Been out 5 years, none of the gruesome stuff has ever stuck with me, somehow the lens distances me from the action. But the emotional stuff, that's a different story.
When I first started hanging around newsrooms I was appalled by the gallows humor, how could these people make morbid jokes at the expense of people's loss, tragedies or bad circumstances. It's the way they cope, I realized, and they must have developed a very thick skin to work in this biz. Not me, I'll never become that thick skinned, I vowed.
I'm not naive, I realize the photog who gets the shot of of the guy getting wheeled away with the knife sticking out of his shoulderblades, or the cops blowing away somebody from the bushes, or the burning bodies crawling from the wreckage are probably the guys who'll win the emmys. But I thought, I'll never put myself in a position to benefit in any way from someone else's tragedy. The station benefits from the coverage, and I may be the only guy in the country who got the shot, but that is after all, our jobs. Maybe that's why I never felt anything about seeing the gruesome stuff I saw, I'm only there to document it. And I've never made a tasteless joke about it.
Emotionally? I'm a sap.

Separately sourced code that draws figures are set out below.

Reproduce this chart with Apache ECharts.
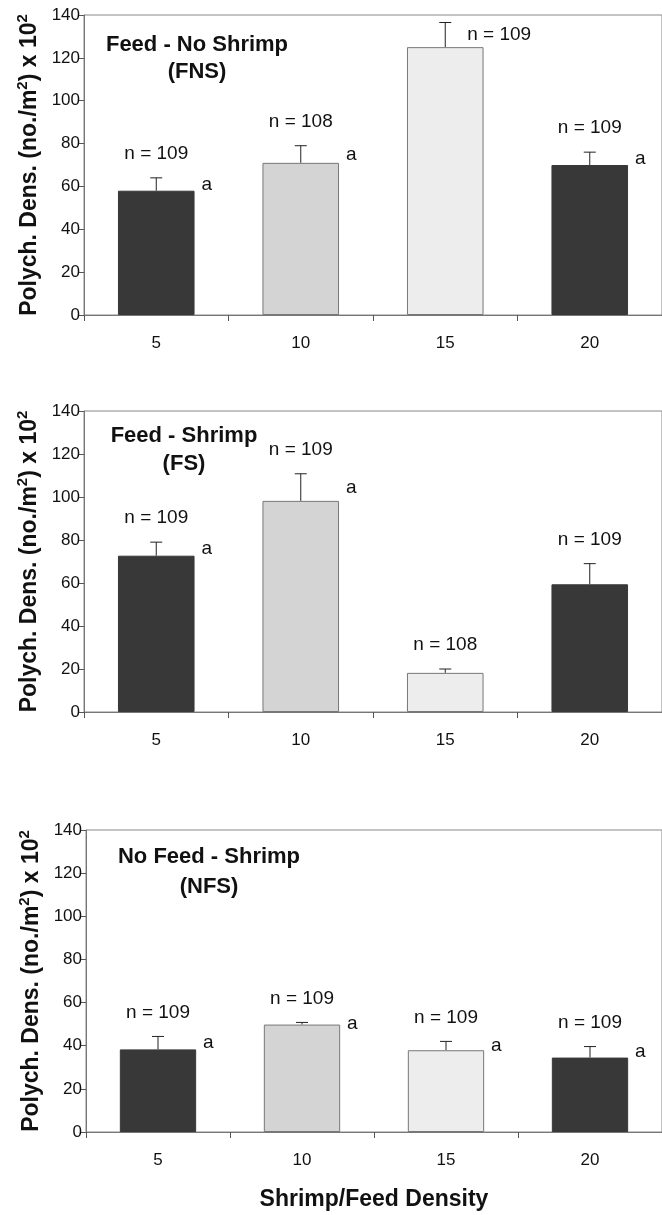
<!DOCTYPE html>
<html>
<head>
<meta charset="utf-8">
<script src="https://cdn.jsdelivr.net/npm/echarts@6/dist/echarts.min.js"></script>
<style>
html,body{margin:0;padding:0;background:#fff;}
#chart{width:662px;height:1215px;}
</style>
</head>
<body>
<div id="chart"></div>
<script>
// ---- data ----
const categories = ['5', '10', '15', '20'];
const yTicks = [0, 20, 40, 60, 80, 100, 120, 140];

const fnsMean = [58, 71, 125, 70];
const fnsErrTop = [64, 79, 136.5, 76];
const fnsN = [109, 108, 109, 109];
const fnsLetter = ['a', 'a', '', 'a'];

const fsMean = [72.7, 98.2, 18.2, 59.4];
const fsErrTop = [79, 110.8, 20, 69];
const fsN = [109, 109, 108, 109];
const fsLetter = ['a', 'a', '', ''];

const nfsMean = [38.3, 49.8, 37.9, 34.5];
const nfsErrTop = [44.3, 50.8, 42, 39.6];
const nfsN = [109, 109, 109, 109];
const nfsLetter = ['a', 'a', 'a', 'a'];

const panelTitles = [['Feed - No Shrimp', '(FNS)'], ['Feed - Shrimp', '(FS)'], ['No Feed - Shrimp', '(NFS)']];
const yAxisTitle = 'Polych. Dens. (no./m{sup|2}) x 10{sup|2}';
const xAxisTitle = 'Shrimp/Feed Density';

// ---- layout / style ----
const FONT = 'Liberation Sans, Arial, sans-serif';
const barColors = ['#383838', '#d4d4d4', '#ededed', '#383838'];
const barBorders = ['#383838', '#777', '#777', '#383838'];
const grids = [
  { left: 84, right: -6, top: 15, height: 300 },
  { left: 84, right: -6, top: 411, height: 301 },
  { left: 86, right: -8, top: 830, height: 302 }
];
const titlePos = [[197, 45, 72], [184, 436, 464], [209, 857, 887]];

const panels = [
  { mean: fnsMean, err: fnsErrTop, n: fnsN, letter: fnsLetter },
  { mean: fsMean, err: fsErrTop, n: fsN, letter: fsLetter },
  { mean: nfsMean, err: nfsErrTop, n: nfsN, letter: nfsLetter }
];

const chart = echarts.init(document.getElementById('chart'), null, { renderer: 'canvas' });

const xAxes = [], yAxes = [], series = [], graphics = [];
panels.forEach((p, i) => {
  xAxes.push({
    type: 'category', gridIndex: i, data: categories,
    axisLine: { show: true, lineStyle: { color: '#777', width: 1 } },
    axisTick: { show: true, alignWithLabel: false, length: 6, lineStyle: { color: '#555' } },
    axisLabel: { color: '#111', fontSize: 17, fontFamily: FONT, margin: 20 },
    name: i === 2 ? xAxisTitle : '',
    nameLocation: 'middle', nameGap: 56,
    nameTextStyle: { color: '#111', fontSize: 23, fontWeight: 'bold', fontFamily: FONT }
  });
  yAxes.push({
    type: 'value', gridIndex: i, min: 0, max: 140, interval: 20,
    axisLine: { show: true, lineStyle: { color: '#777', width: 1 } },
    axisTick: { show: true, length: 5, lineStyle: { color: '#555' } },
    splitLine: { show: false },
    axisLabel: { color: '#111', fontSize: 17, fontFamily: FONT, margin: 4,
      formatter: v => yTicks.indexOf(v) >= 0 ? String(v) : '' },
    name: yAxisTitle, nameLocation: 'middle', nameRotate: 90, nameGap: 36,
    nameTextStyle: {
      color: '#111', fontSize: 23, fontWeight: 'bold', fontFamily: FONT,
      rich: { sup: { fontSize: 15, fontWeight: 'bold', fontFamily: FONT, color: '#111', verticalAlign: 'top', padding: [0, 0, 12, 0] } }
    }
  });
  series.push({
    type: 'bar', xAxisIndex: i, yAxisIndex: i, barWidth: '53%',
    data: p.mean.map((v, k) => ({
      value: v,
      itemStyle: { color: barColors[k], borderColor: barBorders[k], borderWidth: 1 }
    })),
    silent: true, animation: false
  });
  series.push({
    type: 'custom', xAxisIndex: i, yAxisIndex: i, clip: false, silent: true, animation: false,
    data: p.mean.map((v, k) => [k, v, p.err[k], p.n[k], p.letter[k]]),
    renderItem: function (params, api) {
      const idx = api.value(0);
      const mean = api.value(1), top = api.value(2);
      const n = p.n[idx], letter = p.letter[idx];
      const pm = api.coord([idx, mean]);
      const pt = api.coord([idx, top]);
      const bw = api.size([1, 0])[0];
      const gTop = params.coordSys.y;
      const children = [
        { type: 'line', shape: { x1: pm[0], y1: pm[1], x2: pt[0], y2: pt[1] }, style: { stroke: '#222', lineWidth: 1 } },
        { type: 'line', shape: { x1: pt[0] - 6, y1: pt[1], x2: pt[0] + 6, y2: pt[1] }, style: { stroke: '#222', lineWidth: 1 } }
      ];
      let nx = pt[0], ny = pt[1] - 24, align = 'center';
      if (ny - 8 < gTop) { nx = pt[0] + 22; ny = pt[1] + 12; align = 'left'; }
      children.push({ type: 'text', style: { text: 'n = ' + n, x: nx, y: ny, textAlign: align, textVerticalAlign: 'middle', fill: '#111', font: '19px ' + FONT } });
      if (letter) {
        children.push({ type: 'text', style: { text: letter, x: pm[0] + bw * 0.35, y: (pm[1] + pt[1]) / 2, textAlign: 'center', textVerticalAlign: 'middle', fill: '#111', font: '19px ' + FONT } });
      }
      return { type: 'group', children: children };
    }
  });
  const tp = titlePos[i];
  graphics.push({ type: 'text', silent: true, style: { text: panelTitles[i][0], x: tp[0], y: tp[1], textAlign: 'center', textVerticalAlign: 'middle', fill: '#111', font: 'bold 22px ' + FONT } });
  graphics.push({ type: 'text', silent: true, style: { text: panelTitles[i][1], x: tp[0], y: tp[2], textAlign: 'center', textVerticalAlign: 'middle', fill: '#111', font: 'bold 22px ' + FONT } });
});

chart.setOption({
  animation: false,
  backgroundColor: '#fff',
  grid: grids.map(g => Object.assign({ show: true, borderColor: '#888', borderWidth: 1, backgroundColor: 'transparent', containLabel: false }, g)),
  xAxis: xAxes,
  yAxis: yAxes,
  series: series,
  graphic: graphics
});
</script>
</body>
</html>
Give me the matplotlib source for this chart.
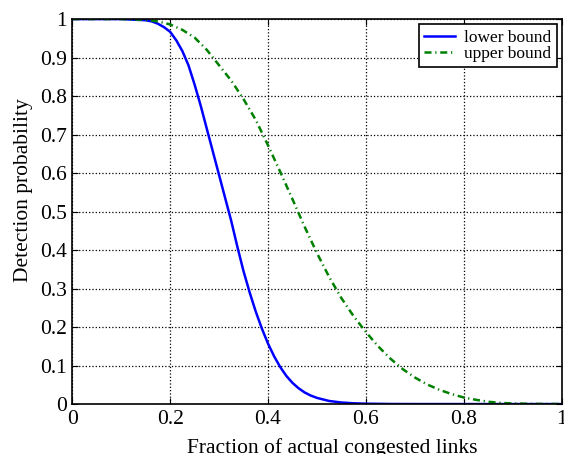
import matplotlib
matplotlib.use('Agg')
import matplotlib.pyplot as plt

# values
x_lower = [0, 0.1, 0.15, 0.1625, 0.175, 0.1875, 0.2, 0.2125, 0.225, 0.2375,
           0.25, 0.2625, 0.275, 0.2875, 0.3, 0.3125, 0.325, 0.3375, 0.35,
           0.3625, 0.375, 0.3875, 0.4, 0.4125, 0.425, 0.4375, 0.45, 0.4625,
           0.475, 0.4875, 0.5, 0.525, 0.55, 0.575, 0.6, 0.65, 0.7, 1.0]
lower = [1, 1.0, 0.997, 0.994, 0.988, 0.979, 0.967, 0.945, 0.917, 0.88,
         0.83, 0.775, 0.715, 0.655, 0.595, 0.535, 0.475, 0.408, 0.345,
         0.29, 0.24, 0.196, 0.157, 0.124, 0.096, 0.073, 0.055, 0.041,
         0.030, 0.022, 0.016, 0.008, 0.004, 0.002, 0.001, 0.0002, 0, 0]

x_upper = [0, 0.1, 0.15, 0.175, 0.2, 0.225, 0.25, 0.275, 0.3, 0.325, 0.35,
           0.375, 0.4, 0.425, 0.45, 0.475, 0.5, 0.525, 0.55, 0.575, 0.6,
           0.625, 0.65, 0.675, 0.7, 0.725, 0.75, 0.775, 0.8, 0.825, 0.85,
           0.875, 0.9, 0.95, 1.0]
upper = [1, 1.0, 0.998, 0.994, 0.986, 0.972, 0.952, 0.92, 0.88, 0.84, 0.792,
         0.738, 0.672, 0.603, 0.532, 0.46, 0.392, 0.33, 0.275, 0.228, 0.187,
         0.15, 0.118, 0.091, 0.069, 0.051, 0.037, 0.026, 0.017, 0.011, 0.006,
         0.003, 0.0015, 0.0003, 0]

xticks = [0, 0.2, 0.4, 0.6, 0.8, 1]
xticklabels = ['0', '0.2', '0.4', '0.6', '0.8', '1']
yticks = [0, 0.1, 0.2, 0.3, 0.4, 0.5, 0.6, 0.7, 0.8, 0.9, 1]
yticklabels = ['0', '0.1', '0.2', '0.3', '0.4', '0.5', '0.6', '0.7', '0.8', '0.9', '1']

plt.rcParams['font.family'] = ['Liberation Serif', 'DejaVu Serif']

fig = plt.figure(figsize=(5.64, 4.54), dpi=100)
ax = fig.add_axes([0.128, 0.110, 0.868, 0.848])

ax.plot(x_lower, lower, '-', color=(0, 0, 1), lw=1.8, label='lower bound')
ax.plot(x_upper, upper, color=(0, 0.5, 0), lw=1.8, label='upper bound',
        linestyle=(0, (2.8, 1.5, 0.5, 1.5)))

ax.set_xlim(0, 1)
ax.set_ylim(0, 1)
ax.set_xticks(xticks)
ax.set_xticklabels(xticklabels)
ax.set_yticks(yticks)
ax.set_yticklabels(yticklabels)
ax.tick_params(direction='in', top=True, right=True, labelsize=15.5, length=4, pad=4)
ax.grid(True, linestyle=':', color='k', lw=0.9)
for s in ax.spines.values():
    s.set_linewidth(1.2)

ax.set_xlabel('Fraction of actual congested links', fontsize=15.5)
ax.set_ylabel('Detection probability', fontsize=15.5)
ax.xaxis.set_label_coords(0.531, -0.088)
ax.yaxis.set_label_coords(-0.08, 0.556)

leg = ax.legend(loc='upper right', fontsize=12.5, fancybox=False, framealpha=1,
                edgecolor='k', borderaxespad=0.3, handlelength=1.8,
                borderpad=0.3, labelspacing=0.0, handletextpad=0.5)
leg.get_frame().set_linewidth(1.2)

fig.savefig('out.png', dpi=100)
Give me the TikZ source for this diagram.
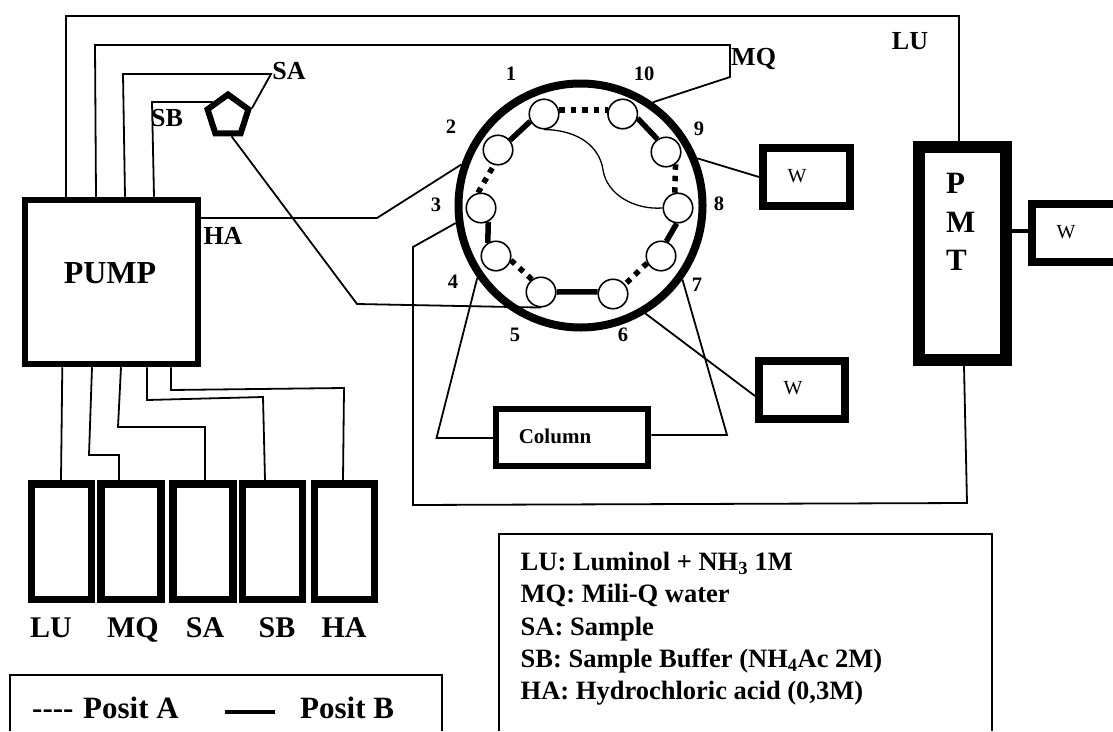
\documentclass[tikz,border=0pt]{standalone}
\usepackage{fontspec}
\setmainfont{Liberation Serif}
\usetikzlibrary{shapes.geometric}
\tikzset{
  ringline/.style={draw=black, line width=8pt},
  thinpipe/.style={draw=black, line width=1.8pt, line join=miter},
  portnode/.style={circle, draw=black, line width=1.6pt, fill=white,
    minimum width=29.5pt, inner sep=0pt},
  solidlink/.style={draw=black, line width=5.5pt},
  dottedlink/.style={draw=black, line width=5.5pt, dash pattern=on 5.5pt off 6pt},
  pumpbox/.style={draw=black, line width=6pt, inner sep=0pt},
  bottlebox/.style={draw=black, line width=7.5pt, minimum width=60pt,
    minimum height=115.5pt, inner sep=0pt},
  wastebox/.style={draw=black, line width=8pt, inner sep=0pt},
  pmtbox/.style={draw=black, line width=12pt, inner sep=0pt},
  columnbox/.style={draw=black, line width=6.5pt, inner sep=0pt},
  pentanode/.style={regular polygon, regular polygon sides=5, draw=black,
    line width=6pt, minimum size=43pt, inner sep=0pt},
  legendline/.style={draw=black, line width=1.8pt},
  portlabel/.style={font=\fontsize{20.5}{22}\selectfont\bfseries, inner sep=0pt},
  fluidlabel/.style={font=\fontsize{26}{28}\selectfont\bfseries, inner sep=0pt},
  biglabel/.style={font=\fontsize{30}{32}\selectfont\bfseries, inner sep=0pt},
  positlabel/.style={font=\fontsize{31}{33}\selectfont\bfseries, inner sep=0pt, anchor=base west},
  wastelabel/.style={font=\fontsize{20}{22}\selectfont, inner sep=0pt}
}
\begin{document}
\begin{tikzpicture}[x=1pt, y=-1pt]
\useasboundingbox (0,0) rectangle (1113,731);

% valve ring and ports
\node[circle, ringline, minimum width=244pt, inner sep=0pt] (ring) at (580.5,205.5) {};
\foreach \name/\px/\py in {p1/544/114, p10/622.7/114, p9/666/152, p8/678/208, p7/661/256,
                           p6/613/294, p5/541/292, p4/496/256, p3/481/208, p2/498/150} {
  \node[portnode] (\name) at (\px,\py) {};
}
\draw[dottedlink] (p1.15) -- (p10.165);
\draw[solidlink] (p10.-16) -- (p9.124);
\draw[dottedlink] (p9.-52) -- (p8.102);
\draw[solidlink] (p8.-95) -- (p7.70);
\draw[dottedlink] (p7.-153) -- (p6.39);
\draw[solidlink] (p6.172) -- (p5.0);
\draw[dottedlink] (p5.126) -- (p4.-16);
\draw[solidlink] (p4.122) -- (p3.-62);
\draw[dottedlink] (p3.101) -- (p2.-105);
\draw[solidlink] (p2.39) -- (p1.-152);
\draw[thinpipe, line width=1.3pt] (p1.south) .. controls (580,130) and (600,148) .. (603,170)
  .. controls (607,195) and (635,210) .. (p8.west);

\foreach \name/\tx/\ty/\num in {n1/511/74/1, n10/644/74/10, n9/699/129/9, n8/719/204/8, n7/697/285/7,
                                n6/623/335/6, n5/515/335/5, n4/453/282/4, n3/436/205/3, n2/451/127/2} {
  \node[portlabel] (\name) at (\tx,\ty) {\num};
}

% boxes
\node[pumpbox, minimum width=173pt, minimum height=164.5pt] (pump) at (111.5,282) {};
\node[biglabel, font=\fontsize{32}{34}\selectfont\bfseries] (pumptext) at (110,273) {PUMP};
\node[pentanode] (penta) at (228,116) {};
\node[columnbox, minimum width=152pt, minimum height=57pt] (column) at (572,437.5) {};
\node[font=\fontsize{21}{23}\selectfont\bfseries, inner sep=0pt] (columntext) at (555,436) {Column};
\node[wastebox, minimum width=87pt, minimum height=58pt] (wone) at (806.5,177) {};
\node[wastelabel] (wonetext) at (797,176) {W};
\node[wastebox, minimum width=86pt, minimum height=58pt] (wtwo) at (802,390) {};
\node[wastelabel] (wtwotext) at (793,388) {W};
\node[wastebox, minimum width=86pt, minimum height=58pt] (wthree) at (1075,233) {};
\node[wastelabel] (wthreetext) at (1066,232) {W};
\node[pmtbox, minimum width=87pt, minimum height=213pt] (pmt) at (962.5,253.5) {};
\node[font=\fontsize{31}{38.5}\selectfont\bfseries, inner sep=0pt, align=left, anchor=north west]
  (pmttext) at (946,173) {P\\M\\T};

% bottles
\foreach \name/\bx/\tx/\lab in {blu/61.7/51/LU, bmq/131/133/MQ, bsa/203/205/SA, bsb/272.5/277/SB, bha/344.5/344/HA} {
  \node[bottlebox] (\name) at (\bx,541.5) {};
  \node[biglabel, anchor=base] (\name text) at (\tx,637) {\lab};
}

% pipes from pump to valve and pmt
\draw[thinpipe] (pump.north -| 66,0) -- (66,16) -- (959,16) -- (pmt.north -| 959,0);
\draw[thinpipe] (pump.north -| 96,0) -- (95,45) -- (730,45) -- (730,77) -- (ring.55.6);
\draw[thinpipe] (pump.north -| 125,0) -- (123,74) -- (271,74) -- (penta.corner 5);
\draw[thinpipe] (pump.north -| 154,0) -- (152,102) -- (penta.138);
\draw[thinpipe] (pump.east |- 0,218) -- (377,218) -- (ring.161.5);
\draw[thinpipe] (penta.-80) -- (357,304) -- (p5.south);
\draw[thinpipe] (ring.-172) -- (413,247) -- (413,505) -- (967,503) -- (pmt.south -| 964,0);
\draw[thinpipe] (ring.-145) -- (436.5,438) -- (column.west |- 0,438);
\draw[thinpipe] (ring.-36) -- (727,435) -- (column.east |- 0,435);
\draw[thinpipe] (ring.-59.6) -- (wtwo.west |- 0,396);
\draw[thinpipe] (ring.22) -- (wone.west |- 0,177);
\draw[solidlink, line width=4pt] (pmt.east |- 0,231) -- (wthree.west |- 0,231);

% pipes from bottles to pump
\draw[thinpipe] (pump.south -| 62.3,0) -- (blu.north -| 61,0);
\draw[thinpipe] (pump.south -| 92,0) -- (89,455) -- (119,455) -- (bmq.north -| 119,0);
\draw[thinpipe] (pump.south -| 121,0) -- (118,427) -- (205,427) -- (bsa.north -| 205,0);
\draw[thinpipe] (pump.south -| 147,0) -- (147,400) -- (263,397) -- (bsb.north -| 265,0);
\draw[thinpipe] (pump.south -| 171,0) -- (171,390) -- (344,388) -- (bha.north -| 343,0);

% fluid labels
\node[fluidlabel] (salabel) at (289,71) {SA};
\node[fluidlabel] (sblabel) at (167,118) {SB};
\node[fluidlabel] (halabel) at (223,236) {HA};
\node[fluidlabel, anchor=base west] (mqlabel) at (731,65) {MQ};
\node[fluidlabel] (lulabel) at (910,41) {LU};

% legends
\draw[legendline] (10,731) -- (10,675) -- (442,675) -- (442,731);
\node[positlabel] (posita) at (32,718) {-{}-{}-{}- \hspace{2pt}Posit A};
\draw[solidlink, line width=4pt] (225,712) -- (275,712);
\node[positlabel] (positb) at (300,718) {Posit B};
\draw[legendline] (499,731) -- (499,534) -- (992,534) -- (992,731);
\node[font=\fontsize{26.5}{32.25}\selectfont\bfseries, inner sep=0pt, align=left, anchor=north west] (legendtext) at (520.5,552)
  {LU: Luminol + NH\textsubscript{3} 1M\\MQ: Mili-Q water\\SA: Sample\\SB: Sample Buffer (NH\textsubscript{4}Ac 2M)\\HA: Hydrochloric acid (0,3M)};
\end{tikzpicture}
\end{document}
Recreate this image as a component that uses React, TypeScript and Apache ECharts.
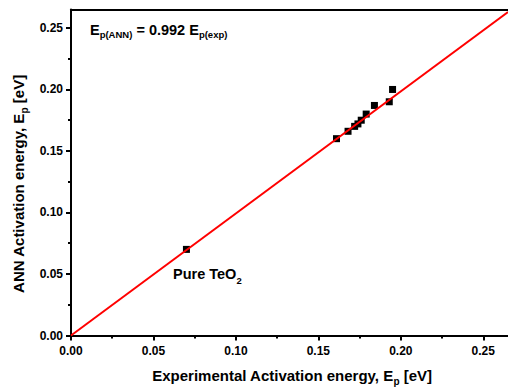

I laugh and cry in all of the places I'm supposed to in movies, when ET dies, and all the kids cry and the music swells, forget it! Gets me every time.
The one story that has stuck with me all these years later was about a family with a mentally disabled daughter, and I can't remember why now, but their treatment was coming to an end and I don't know exactly what her condition was but she had a very enlarged head, she was, to put it delicately, so striking looking that your mind couldn't quite grasp what you were seeing, and you couldn't take your eyes off of her, or forget her.
The Mom and Dad are on the sofa, the girl between them standing, the Mom is starting to choke up a little as she speaks, Dad distracts the little girl with some sort of finger game they play so she wouldn't notice that Mom was getting sad. Mom says with her voice hitching, "I don't know what we are going to do, God gave her to us for a reason, and I just don't know what we can do anymore!" And breaks into sobs, but - soundlessly, and puts her face into her hands. She never made a sound and the daughter never knew. THAT is what gets me, not the candid, unrestrained expression of emotion, but the attempt to supress it.
As a parent I can barely allow my mind to imagine what I would do if faced with similar circumstance. But they way the girl looked, and the dignified way the mother tried to maintain a brave face, while her emotions were raging, still get me all weepy to this day.
The graphic stuff was never an issue, but for all I know I'm sitting on a time bomb.